How to use polars to calculate the cross and hash of two columns

159 Views Asked by At

I have a polars Dataframe like df, I want to calculate the cross product of 'A' and 'B' in each row. The ground truth is like df2. How can I do this efficiently with polars?

Step 1:

import polars as pl
import itertools

df = pl.DataFrame({
    'A': [[1,1],[2,2]],
    'B': [[3,4],[5,6]]}
)

print("df:", df)

out:

df: shape: (2, 2)
┌───────────┬───────────┐
│ A         ┆ B         │
│ ---       ┆ ---       │
│ list[i64] ┆ list[i64] │
╞═══════════╪═══════════╡
│ [1, 1]    ┆ [3, 4]    │
│ [2, 2]    ┆ [5, 6]    │
└───────────┴───────────┘

Step2:

row1_prod = list(itertools.product([1, 1], [3, 4]))
row2_prod = list(itertools.product([2, 2], [5, 6]))
print("row1_prod: ", row1_prod)
print("row2_prod: ", row2_prod)

out:

row1_prod:  [(1, 3), (1, 4), (1, 3), (1, 4)]
row2_prod:  [(2, 5), (2, 6), (2, 5), (2, 6)]

Step3:

C_row1 = [hash(e) % 100 for e in row1_prod]
C_row2 = [hash(e) % 100 for e in row2_prod]

print("C_row1:", C_row1)
print("C_row2:", C_row2)

out:

C_row1: [80, 14, 80, 14]
C_row2: [75, 72, 75, 72]

Step4:

df2 = df.with_columns(
    pl.Series("C", [C_row1, C_row2])
)
print("df2:", df2)

out:

df2: shape: (2, 3)
┌───────────┬───────────┬────────────────┐
│ A         ┆ B         ┆ C              │
│ ---       ┆ ---       ┆ ---            │
│ list[i64] ┆ list[i64] ┆ list[i64]      │
╞═══════════╪═══════════╪════════════════╡
│ [1, 1]    ┆ [3, 4]    ┆ [80, 14, … 14] │
│ [2, 2]    ┆ [5, 6]    ┆ [75, 72, … 72] │
└───────────┴───────────┴────────────────┘

I try to use the apply method in polars, but it's more than 20x slower. How can I speed it up? Thanks in advance.

1

There are 1 best solutions below

2
On

As per the updated "jagged" example from the comments:

df = pl.DataFrame({ 
   "A": [[1,2,2], [3,4]],     
   "B": [[5],[7,8]]
})
row1_prod = list(itertools.product([1, 2, 2], [5]))
row2_prod = list(itertools.product([3, 4], [7, 8]))
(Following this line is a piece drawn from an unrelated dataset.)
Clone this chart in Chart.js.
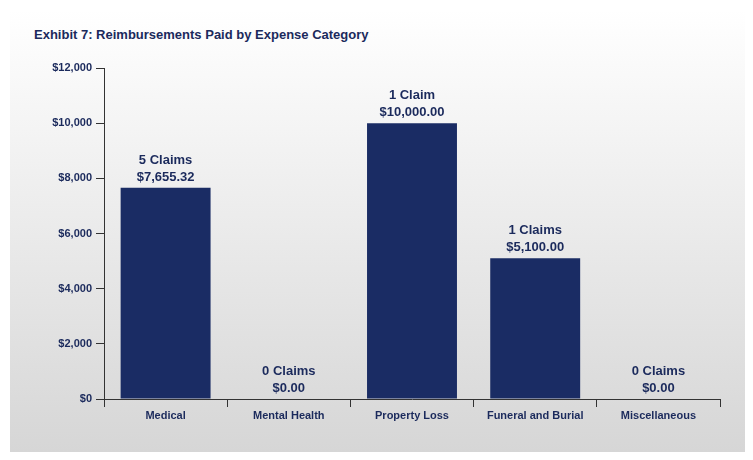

print("row1_prod: ", row1_prod)
print("row2_prod: ", row2_prod)

row1_prod:  [(1, 5), (2, 5), (2, 5)]
row2_prod:  [(3, 7), (3, 8), (4, 7), (4, 8)]

That looks equivalent to running .explode() on each column individually:

(df.with_row_count()
   .explode("A")
   .explode("B")
)
shape: (7, 3)
┌────────┬─────┬─────┐
│ row_nr ┆ A   ┆ B   │
│ ---    ┆ --- ┆ --- │
│ u32    ┆ i64 ┆ i64 │
╞════════╪═════╪═════╡
│ 0      ┆ 1   ┆ 5   │
│ 0      ┆ 2   ┆ 5   │
│ 0      ┆ 2   ┆ 5   │
│ 1      ┆ 3   ┆ 7   │
│ 1      ┆ 3   ┆ 8   │
│ 1      ┆ 4   ┆ 7   │
│ 1      ┆ 4   ┆ 8   │
└────────┴─────┴─────┘

We can then combine A and B into a single "item" with pl.struct() and .hash() the result.
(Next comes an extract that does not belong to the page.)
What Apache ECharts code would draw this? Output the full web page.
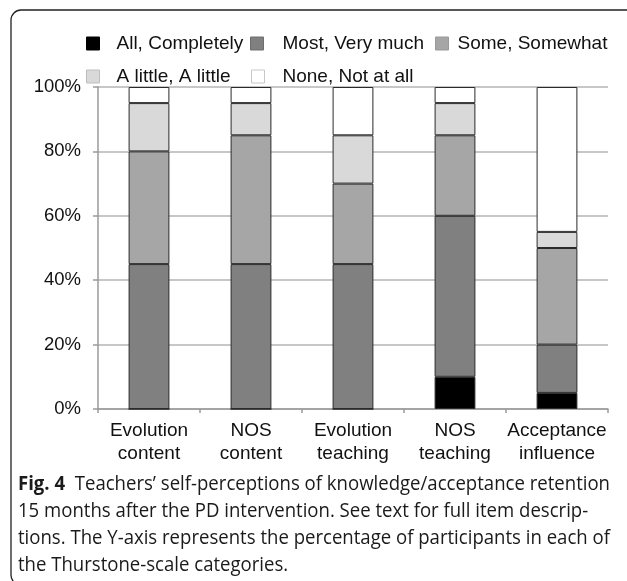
<!DOCTYPE html>
<html><head><meta charset="utf-8">
<script src="https://cdn.jsdelivr.net/npm/echarts@6/dist/echarts.min.js"></script>
<style>html,body{margin:0;padding:0;background:#fff}#c{width:627px;height:581px}</style>
</head><body><div id="c"></div>
<script>
const categories = ['Evolution\ncontent', 'NOS\ncontent', 'Evolution\nteaching', 'NOS\nteaching', 'Acceptance\ninfluence'];
const seriesNames = ['All, Completely', 'Most, Very much', 'Some, Somewhat', 'A little, A little', 'None, Not at all'];
const allCompletely = [0, 0, 0, 10, 5];
const mostVeryMuch = [45, 45, 45, 50, 15];
const someSomewhat = [35, 40, 25, 25, 30];
const aLittle = [15, 10, 15, 10, 5];
const noneNotAtAll = [5, 5, 15, 5, 45];
const yTicks = [0, 20, 40, 60, 80, 100];
const captionLines = [
  "Teachers\u2019 self-perceptions of knowledge/acceptance retention",
  "15 months after the PD intervention. See text for full item descrip-",
  "tions. The Y-axis represents the percentage of participants in each of",
  "the Thurstone-scale categories."
];
const captionLabel = 'Fig. 4';

const values = [allCompletely, mostVeryMuch, someSomewhat, aLittle, noneNotAtAll];
const colors = ['#000000', '#808080', '#a6a6a6', '#d9d9d9', '#ffffff'];
const legendBorders = ['#000000', '#6e6e6e', '#999999', '#bdbdbd', '#c8c8c8'];
const legendPos = [
  {left: 86, top: 34, pad: 12},
  {left: 250, top: 34, pad: 14},
  {left: 435, top: 34, pad: 4},
  {left: 86, top: 67, pad: 12},
  {left: 251, top: 67, pad: 13}
];

const chart = echarts.init(document.getElementById('c'), null, {renderer: 'canvas'});
const font = '"Liberation Sans", Arial, sans-serif';
const capFamily = '"Open Sans", sans-serif';
const capSize = 20;

// measure caption first line to fit target width
const mctx = document.createElement('canvas').getContext('2d');
mctx.font = 'bold ' + capSize + 'px ' + capFamily;
const wLabel = mctx.measureText(captionLabel + '  ').width;
mctx.font = capSize + 'px ' + capFamily;
const wLine0 = wLabel + mctx.measureText(captionLines[0]).width;
const capScale = 592 / wLine0;

const legends = seriesNames.map((n, i) => ({
  data: [n],
  left: legendPos[i].left,
  top: legendPos[i].top,
  orient: 'horizontal',
  padding: 0,
  itemWidth: 13,
  itemHeight: 13,
  icon: 'rect',
  selectedMode: false,
  itemStyle: {borderColor: legendBorders[i], borderWidth: 1},
  textStyle: {fontFamily: font, fontSize: 19, color: '#111', padding: [0, 0, 0, legendPos[i].pad]}
}));

const series = seriesNames.map((n, i) => ({
  name: n,
  type: 'bar',
  stack: 'total',
  barWidth: '40%',
  data: values[i],
  itemStyle: {color: colors[i], borderColor: '#2a2a2a', borderWidth: 1},
  emphasis: {disabled: true}
}));

const lineY = [484, 511, 538, 565];
const capGraphics = captionLines.map((t, k) => ({
  type: 'text',
  x: 18, y: lineY[k],
  scaleX: capScale, scaleY: 1, originX: 0, originY: 0,
  style: {
    text: k === 0 ? '{b|' + captionLabel + '}  ' + t : t,
    fontFamily: capFamily, fontSize: capSize,
    fill: '#1a1a1a',
    verticalAlign: 'middle',
    rich: {b: {fontWeight: 'bold', fontFamily: capFamily, fontSize: capSize, fill: '#1a1a1a'}}
  }
}));

chart.setOption({
  animation: false,
  backgroundColor: '#ffffff',
  legend: legends,
  grid: {left: 98, right: 19, top: 87, bottom: 172, containLabel: false},
  xAxis: {
    type: 'category',
    data: categories,
    axisLine: {lineStyle: {color: '#9a9a9a', width: 1.5}},
    axisTick: {show: true, length: 4, lineStyle: {color: '#9a9a9a', width: 1.5}},
    axisLabel: {fontFamily: font, fontSize: 19, color: '#111', lineHeight: 23, margin: 10, interval: 0}
  },
  yAxis: {
    type: 'value',
    min: yTicks[0],
    max: yTicks[yTicks.length - 1],
    interval: 20,
    axisLine: {show: true, lineStyle: {color: '#9a9a9a', width: 1.5}},
    axisTick: {show: true, length: 5, lineStyle: {color: '#9a9a9a', width: 1.5}},
    splitLine: {lineStyle: {color: '#b4b4b4', width: 1.5}},
    axisLabel: {fontFamily: font, fontSize: 18.5, color: '#111', margin: 17, formatter: '{value}%'}
  },
  series: series,
  graphic: [
    {type: 'rect', shape: {x: 11, y: 10, width: 700, height: 575, r: 10}, style: {fill: null, stroke: '#222', lineWidth: 1.3}, z: 100}
  ].concat(capGraphics)
});
</script>
</body></html>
Following that with .group_by().agg() to get back a single list per row.

hashed = (
   df.with_row_count()
     .explode("A")
     .explode("B")
     .with_columns(hash = pl.struct("A", "B").hash() % 100)
     .group_by("row_nr", maintain_order=True)
     .agg("hash")
)
shape: (2, 2)
┌────────┬──────────────────┐
│ row_nr ┆ hash             │
│ ---    ┆ ---              │
│ u32    ┆ list[u64]        │
╞════════╪══════════════════╡
│ 0      ┆ [24, 73, 73]     │
│ 1      ┆ [53, 66, 69, 86] │
└────────┴──────────────────┘

As we have used maintain_order=True in the .group_by() the row order is guaranteed, meaning we can assign the result directly via .with_columns()
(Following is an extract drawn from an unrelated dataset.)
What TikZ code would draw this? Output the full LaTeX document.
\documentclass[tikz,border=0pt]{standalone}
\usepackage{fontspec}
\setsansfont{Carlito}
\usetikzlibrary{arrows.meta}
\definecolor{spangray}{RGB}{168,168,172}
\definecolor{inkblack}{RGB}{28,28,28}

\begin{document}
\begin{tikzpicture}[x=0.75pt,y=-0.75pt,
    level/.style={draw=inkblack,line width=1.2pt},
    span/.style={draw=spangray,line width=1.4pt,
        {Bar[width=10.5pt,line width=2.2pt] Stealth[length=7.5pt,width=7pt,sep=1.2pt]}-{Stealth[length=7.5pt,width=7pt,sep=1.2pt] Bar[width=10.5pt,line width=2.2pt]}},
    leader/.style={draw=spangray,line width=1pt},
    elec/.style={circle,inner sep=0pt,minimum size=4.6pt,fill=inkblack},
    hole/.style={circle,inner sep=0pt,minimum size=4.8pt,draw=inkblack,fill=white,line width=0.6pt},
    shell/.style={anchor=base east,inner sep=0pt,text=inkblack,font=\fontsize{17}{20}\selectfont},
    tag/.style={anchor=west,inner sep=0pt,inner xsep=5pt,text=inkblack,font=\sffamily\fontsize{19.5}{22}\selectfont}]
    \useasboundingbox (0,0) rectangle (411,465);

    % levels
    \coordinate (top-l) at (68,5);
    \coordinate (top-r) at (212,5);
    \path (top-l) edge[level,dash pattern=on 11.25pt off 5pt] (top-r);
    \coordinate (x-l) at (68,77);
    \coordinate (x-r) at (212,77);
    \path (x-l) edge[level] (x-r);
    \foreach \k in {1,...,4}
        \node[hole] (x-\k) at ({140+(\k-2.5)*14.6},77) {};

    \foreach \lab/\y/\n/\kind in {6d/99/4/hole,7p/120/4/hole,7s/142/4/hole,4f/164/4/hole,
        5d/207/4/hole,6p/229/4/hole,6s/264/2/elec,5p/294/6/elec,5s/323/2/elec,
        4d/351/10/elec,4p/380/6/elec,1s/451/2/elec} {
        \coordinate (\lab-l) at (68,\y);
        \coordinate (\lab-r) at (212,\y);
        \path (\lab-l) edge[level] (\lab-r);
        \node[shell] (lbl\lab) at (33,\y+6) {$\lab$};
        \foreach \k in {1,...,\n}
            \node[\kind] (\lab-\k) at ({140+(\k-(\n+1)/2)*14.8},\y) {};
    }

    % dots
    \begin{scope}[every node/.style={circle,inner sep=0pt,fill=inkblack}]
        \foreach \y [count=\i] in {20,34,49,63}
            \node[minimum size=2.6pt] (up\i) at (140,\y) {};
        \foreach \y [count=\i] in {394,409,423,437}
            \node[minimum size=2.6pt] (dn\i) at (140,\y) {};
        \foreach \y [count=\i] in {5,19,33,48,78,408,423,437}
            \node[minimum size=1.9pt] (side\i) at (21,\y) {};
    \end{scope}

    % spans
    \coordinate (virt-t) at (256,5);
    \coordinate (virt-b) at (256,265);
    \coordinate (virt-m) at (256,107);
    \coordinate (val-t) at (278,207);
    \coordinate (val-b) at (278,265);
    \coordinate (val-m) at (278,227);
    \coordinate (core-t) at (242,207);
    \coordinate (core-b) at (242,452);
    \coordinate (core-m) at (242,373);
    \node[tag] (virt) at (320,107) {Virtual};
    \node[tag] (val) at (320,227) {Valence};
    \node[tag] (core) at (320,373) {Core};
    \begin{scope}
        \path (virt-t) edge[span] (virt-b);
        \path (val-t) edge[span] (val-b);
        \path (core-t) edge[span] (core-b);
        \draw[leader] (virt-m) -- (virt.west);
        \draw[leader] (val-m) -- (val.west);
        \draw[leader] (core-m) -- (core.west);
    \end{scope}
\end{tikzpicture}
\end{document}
df.with_columns(hashed.select("hash"))
shape: (2, 3)
┌───────────┬───────────┬──────────────────┐
│ A         ┆ B         ┆ hash             │
│ ---       ┆ ---       ┆ ---              │
│ list[i64] ┆ list[i64] ┆ list[u64]        │
╞═══════════╪═══════════╪══════════════════╡
│ [1, 2, 2] ┆ [5]       ┆ [24, 73, 73]     │
│ [3, 4]    ┆ [7, 8]    ┆ [53, 66, 69, 86] │
└───────────┴───────────┴──────────────────┘
  • .groupby() was renamed to .group_by() in 0.19.0